Ironically, the psychologists may be right, in the sense
that there may be little hope for many of the criminals themselves. To the
extent that offenders do not think the way we do, fear of punishment may not
deter them at all. If they have a substance abuse problem, a neurocognitive
impairment or a traumatic brain injury — features
surprisingly common in career criminals — or if they are in a sufficiently desperate situation, all
the potential punishment in the world will not deter them.
But deterring hardened sociopaths and scofflaws from misbehavior is not Solomon’s point. It’s the impressionable onlookers he’s concerned about: the “simple”. Laws and penalties do not exist merely to educate lawbreakers. They are for non-lawbreakers, with the intended purpose of motivating them to stay that way. It’s a basic principle of economics that you get more of the things you incentivize. If you incentivize antisocial conduct by diminishing its negative consequences, you will absolutely get more of it.

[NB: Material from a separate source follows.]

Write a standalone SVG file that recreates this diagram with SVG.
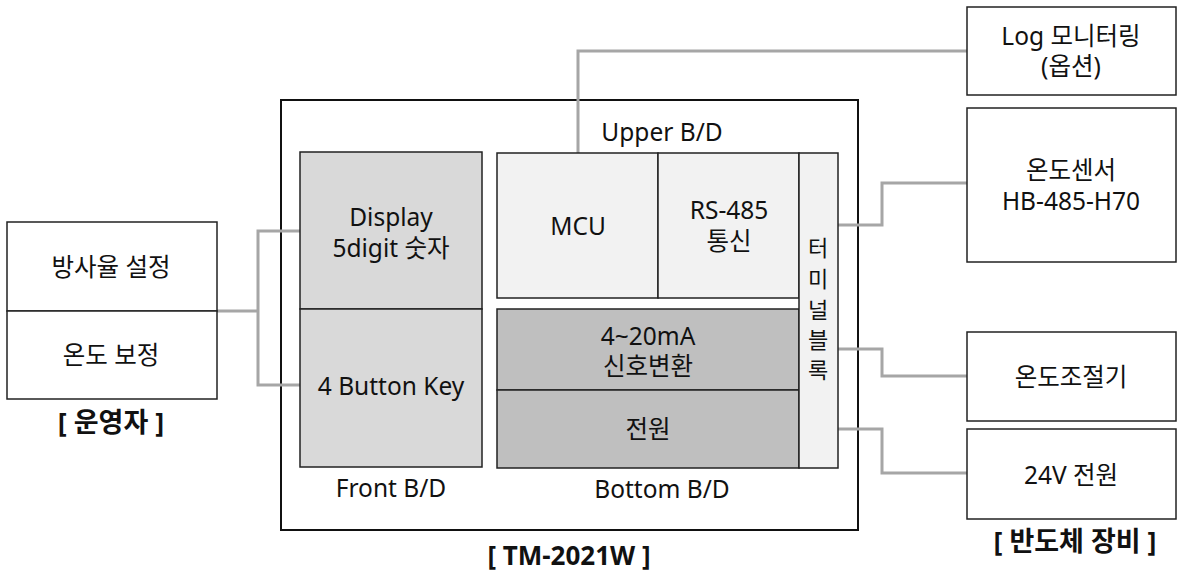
<svg xmlns="http://www.w3.org/2000/svg" width="1186" height="582" viewBox="0 0 1186 582">
<style>
text{font-family:"Noto Sans","Noto Sans CJK KR",sans-serif;font-size:24.5px;fill:#111;text-anchor:middle}
.b{font-weight:bold;font-size:27px}
.t{font-size:22px}
.box{stroke:#222;stroke-width:1.5}
.w{fill:#fff}
.l{fill:#f2f2f2}
.m{fill:#d9d9d9}
.d{fill:#bfbfbf}
.c{fill:none;stroke:#a6a6a6;stroke-width:3}
</style>
<rect width="1186" height="582" fill="#fff"/>
<g id="tm2021w">
<rect x="281" y="100" width="577" height="430" fill="#fff" stroke="#111" stroke-width="2"/>
<text class="b" x="569" y="565" style="font-size:26px">[ TM-2021W ]</text>
</g>
<g id="connectors">
<polyline class="c" points="217,311 258,311"/>
<polyline class="c" points="300,231 258,231 258,385 300,385"/>
<polyline class="c" points="578,153 578,51 967,51"/>
<polyline class="c" points="838,225 882,225 882,183 967,183"/>
<polyline class="c" points="838,349 882,349 882,376 967,376"/>
<polyline class="c" points="838,429 882,429 882,473 967,473"/>
</g>
<g id="operator">
<rect class="box w" x="7" y="222" width="210" height="89"/>
<text x="111" y="276">방사율 설정</text>
<rect class="box w" x="7" y="311" width="210" height="88"/>
<text x="111" y="364">온도 보정</text>
<text class="b" x="111" y="432">[ 운영자 ]</text>
</g>
<g id="front-bd">
<rect class="box m" x="300" y="152" width="182" height="157"/>
<text x="391" y="226">Display</text>
<text x="391" y="257">5digit 숫자</text>
<rect class="box m" x="300" y="309" width="182" height="158"/>
<text x="391" y="395">4 Button Key</text>
<text x="391" y="497">Front B/D</text>
</g>
<g id="upper-bd">
<text x="662" y="141">Upper B/D</text>
<rect class="box l" x="497" y="153" width="161" height="145"/>
<text x="578" y="235">MCU</text>
<rect class="box l" x="658" y="153" width="141" height="145"/>
<text x="729" y="219">RS-485</text>
<text x="729" y="250">통신</text>
</g>
<g id="bottom-bd">
<rect class="box d" x="497" y="309" width="302" height="81"/>
<text x="648" y="345">4~20mA</text>
<text x="648" y="375">신호변환</text>
<rect class="box d" x="497" y="390" width="302" height="78"/>
<text x="648" y="438">전원</text>
<text x="662" y="498">Bottom B/D</text>
</g>
<g id="terminal-block">
<rect class="box l" x="799" y="153" width="39" height="315"/>
<text class="t" x="818" y="256">터</text>
<text class="t" x="818" y="287">미</text>
<text class="t" x="818" y="318">널</text>
<text class="t" x="818" y="348">블</text>
<text class="t" x="818" y="378">록</text>
</g>
<g id="log-monitoring">
<rect class="box w" x="967" y="7" width="209" height="88"/>
<text x="1071" y="45">Log 모니터링</text>
<text x="1071" y="75">(옵션)</text>
</g>
<g id="temp-sensor">
<rect class="box w" x="967" y="108" width="209" height="154"/>
<text x="1071" y="179">온도센서</text>
<text x="1071" y="210">HB-485-H70</text>
</g>
<g id="temp-controller">
<rect class="box w" x="967" y="332" width="209" height="89"/>
<text x="1071" y="386">온도조절기</text>
</g>
<g id="power-24v">
<rect class="box w" x="967" y="429" width="209" height="90"/>
<text x="1071" y="484">24V 전원</text>
<text class="b" x="1075" y="551">[ 반도체 장비 ]</text>
</g>
</svg>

This is what the psychologists are leaving out, and in fact
cannot measure: the extent to which the punishment of others deters people who
are currently law-abiding from following reprobates down the wrong path. You can’t keep a
running total of crimes not committed, but that doesn’t mean punishing
criminals doesn’t deter rational people from pursuing a life of crime. It does.
Those able to properly evaluate the risk/reward of taking shortcuts opt to do
things differently, and that’s even leaving aside all moral considerations.
This is what Solomon is teaching. When you make one man a
cautionary tale, others learn from it. When you don’t, the lessons taken from
your unwillingness to act will not ultimately benefit society.
But all this stands in contrast with the effect of
correcting a wise man. Here the benefit is not so much to the onlookers (though they may
benefit too) but, more importantly, the wise man himself profits from the
exchange. You will rarely find him repeating his error.
For Christians, this is the real takeaway.